**** Recorded information ****
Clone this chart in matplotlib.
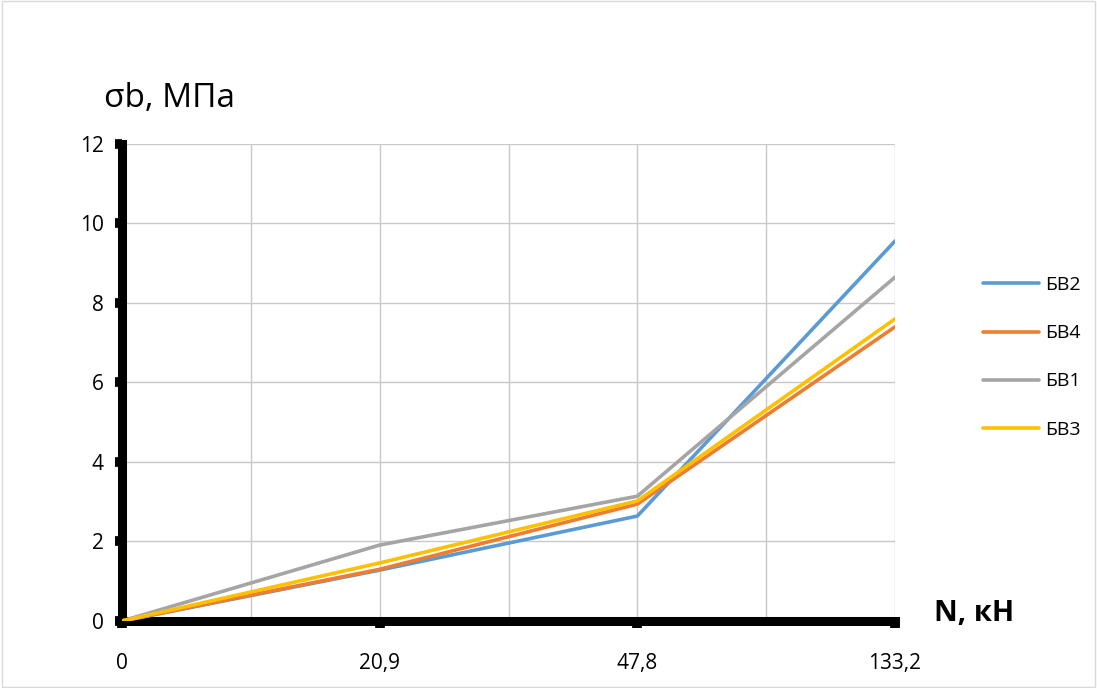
import matplotlib.pyplot as plt
from matplotlib.patches import Rectangle

# Data
categories = ["0", "20,9", "47,8", "133,2"]
series_names = ["БВ2", "БВ4", "БВ1", "БВ3"]
bv2 = [0, 1.28, 2.64, 9.56]
bv4 = [0, 1.30, 2.94, 7.40]
bv1 = [0, 1.91, 3.14, 8.65]
bv3 = [0, 1.46, 3.02, 7.60]
colors = ["#5B9BD5", "#ED7D31", "#A5A5A5", "#FFC000"]

plt.rcParams['font.family'] = ['Open Sans', 'DejaVu Sans']

fig = plt.figure(figsize=(10.97, 6.88), dpi=100)
ax = fig.add_axes([0.1112, 0.0974, 0.7047, 0.6933])

x = list(range(len(categories)))
for vals, name, c in zip([bv2, bv4, bv1, bv3], series_names, colors):
    ax.plot(x, vals, color=c, lw=2.6, label=name, solid_capstyle='round', zorder=3)

ax.set_xlim(0, 3)
ax.set_ylim(0, 12)
ax.set_xticks(x)
ax.set_xticklabels(categories)
ax.set_xticks([0.5, 1.5, 2.5], minor=True)
ax.set_yticks(range(0, 13, 2))

ax.grid(True, which='both', color='#C8C8C8', lw=1, zorder=0)
ax.tick_params(axis='both', which='major', length=5, width=7, color='black',
               labelsize=15, pad=8)
ax.tick_params(axis='x', which='minor', length=0)
ax.tick_params(axis='x', pad=18)

for side in ['top', 'right']:
    ax.spines[side].set_visible(False)
for side in ['left', 'bottom']:
    ax.spines[side].set_linewidth(6.5)
    ax.spines[side].set_capstyle('projecting')

fig.text(0.095, 0.845, "σb, МПа", fontsize=24)
fig.text(0.851, 0.097, "N, кН", fontsize=21, fontweight='bold')

ax.legend(loc='upper left', bbox_to_anchor=(0.88, 0.624), bbox_transform=fig.transFigure,
          frameon=False, fontsize=14, handlelength=2.9, labelspacing=1.55,
          handletextpad=0.3)

fig.patches.append(Rectangle((0.002, 0.002), 0.996, 0.996, transform=fig.transFigure,
                             fill=False, edgecolor='#D9D9D9', lw=1))

fig.savefig("out.png", dpi=100)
****
> **Work required**: Everything from the top line of the data down to and including the line with "ax = fig.add_axes([0.1112, 0.0974, 0.7047, 0.6933])" is to be copied, except the pictures.

> **Solution**:
Clone this chart in matplotlib.
import matplotlib.pyplot as plt
from matplotlib.patches import Rectangle

# Data
categories = ["0", "20,9", "47,8", "133,2"]
series_names = ["БВ2", "БВ4", "БВ1", "БВ3"]
bv2 = [0, 1.28, 2.64, 9.56]
bv4 = [0, 1.30, 2.94, 7.40]
bv1 = [0, 1.91, 3.14, 8.65]
bv3 = [0, 1.46, 3.02, 7.60]
colors = ["#5B9BD5", "#ED7D31", "#A5A5A5", "#FFC000"]

plt.rcParams['font.family'] = ['Open Sans', 'DejaVu Sans']

fig = plt.figure(figsize=(10.97, 6.88), dpi=100)
ax = fig.add_axes([0.1112, 0.0974, 0.7047, 0.6933])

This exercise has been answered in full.